The Canadian Government announced this week that they were seeking to cut immigration to Canada by 5%, and most of these cuts would be to family reunification visas. CBC used the Access to Information Act to find that parents and grandparents who want to join their children who are already in Canada are the most likely to not get visas.
Normally, Canada issues 16,000 family reunification visas to parents and grandparents, but this number would drop to 11,000.
According to Citizenship, Immigration and Multiculturalism Minister Jason Kenney, the reduction in visas is necessary to ensure that those who need visas most – spouses and children – get them first.
“There have to be choices made,” said Minister Kenney, while he was announcing that Canada admitted 280,636 permanent residents in 2010, the highest number in 50 years. “I know that the most popular thing they could do politically would be to say that this year, we’re going to go from 14,000 to 100,000 parents and grandparents…but it wouldn’t be responsible because that means fewer economic immigrants coming and paying taxes, or fewer refugees to save from refugee camps,” he said.

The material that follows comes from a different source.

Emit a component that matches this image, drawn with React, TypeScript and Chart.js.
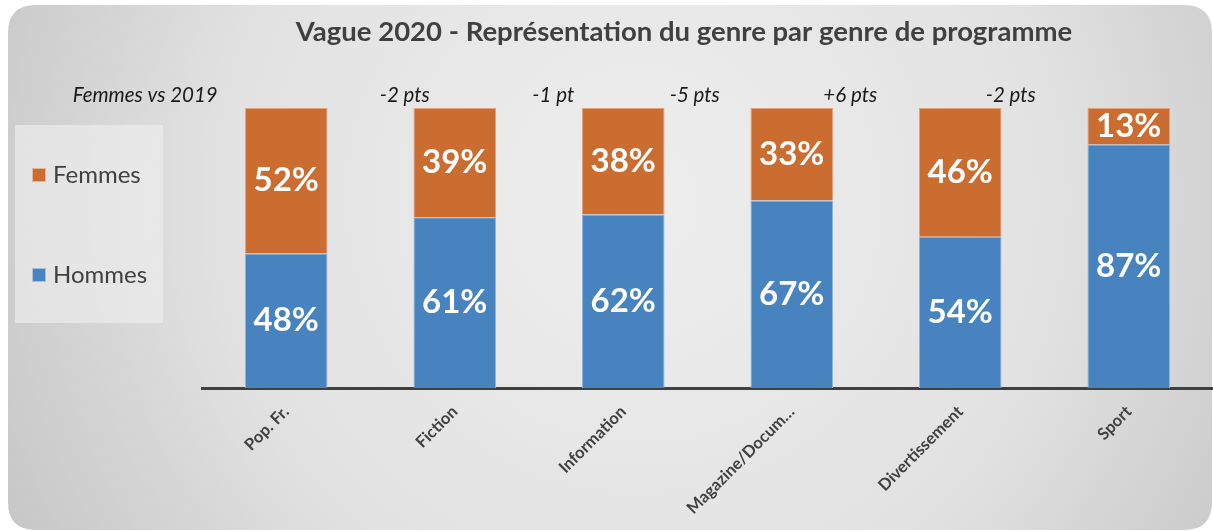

One Vancouver immigration lawyer was quoted by CBC saying, “Frankly, there’s a better chance of the parents seeing a coffin before a Canadian visa.”
Other categories are also seeing a significant drop according to the documents obtained by CBC. For example, the normally 70,000 federal skilled worker visas will drop 20% to 56,000. However, one positive aspect of Citizenship and Immigration Canada’s new plans is that skilled worker applicants are receiving answers within a year of applying, as opposed to 5 years previously.